Because of the troubles at
Chrysler and Delphi, people are listening now, Pitcher says. The city
has put out bids for solar panels for many of its office buildings and
schools. And there's serious talk of setting up green technologies
like anaerobic digesters and algae pools.
"A green, or
sustainable, economy, as people are calling it, can be a positive
thing," Pitcher believes. "And there can be a lot of profits to be
made in the process. I haven't heard anybody say, 'No, this is a bad
idea' and that they don't want to participate."
David
Galvin says the greening of Kokomo is not some kooky futuristic
experiment. He sees thousands of new jobs in its future - assembling
solar panels, making parts for algae ponds, and so forth. Kokomo has a
skilled workforce and plenty of factory space, he says. And the auto
crisis has provided the motivation for change.
Galvin points
out, "When we approach a company to bring high-tech jobs to Kokomo, the
thing that is always the attractive part of our community is this
economic and environmental sustainability plan."

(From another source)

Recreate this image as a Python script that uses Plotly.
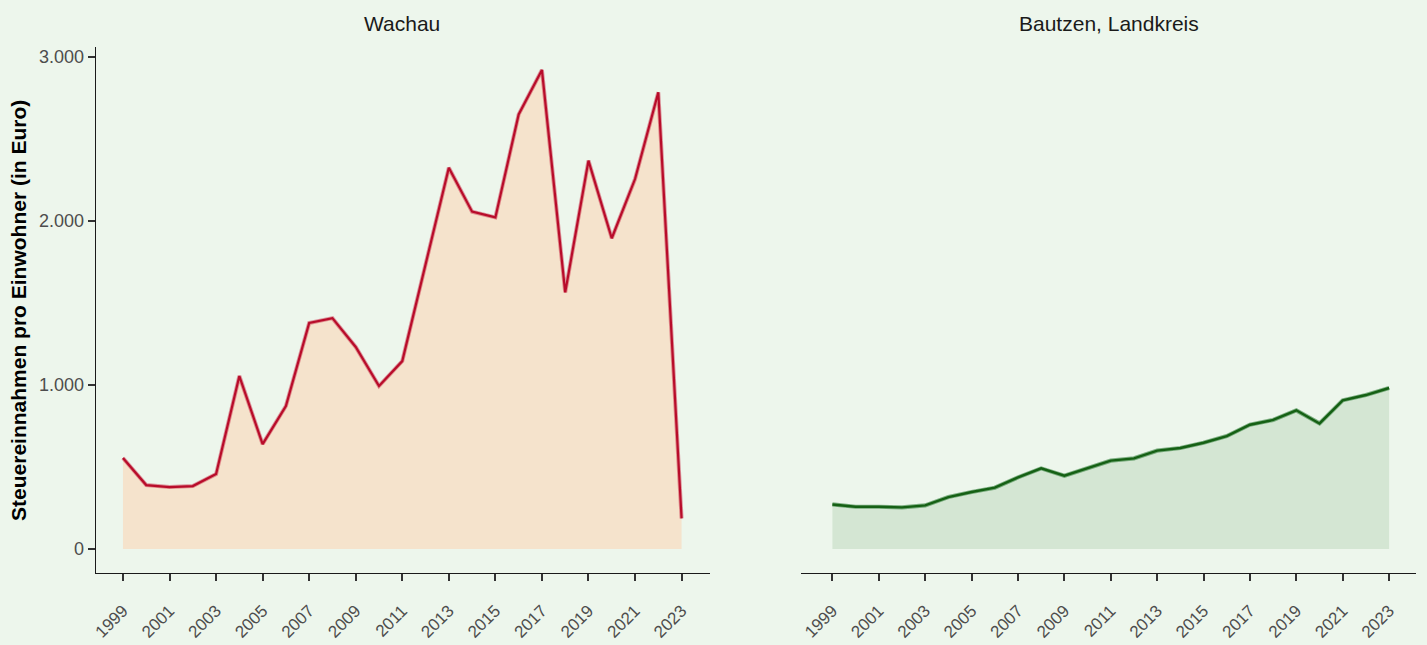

Entrepreneurial spirit endures
In some towns, such optimism might be viewed as hollow - whistling
past a graveyard. But Kokomo got its nickname, the City of Firsts,
with one entrepreneurial innovation after another. Besides Elwood
Haynes's first commercial horseless carriage: the first pneumatic
tires, the first stainless-steel table wear, the first Howitzer shell
and aerial bomb with fins, the first all-transistor car radio and even
the first canned tomato juice!
Historian Odiet says a town with that kind of entrepreneurial heritage won't be down for long.
"The
people, they want to work. They want to raise their families. They
wouldn't have come to Kokomo if they didn't like it. And they wouldn't
have stayed here. I think everything looks good for Kokomo to rise
back up again."
Not right away, most likely, with
unemployment in town approaching 10 percent, and with the future of the
American auto industry very much in flux.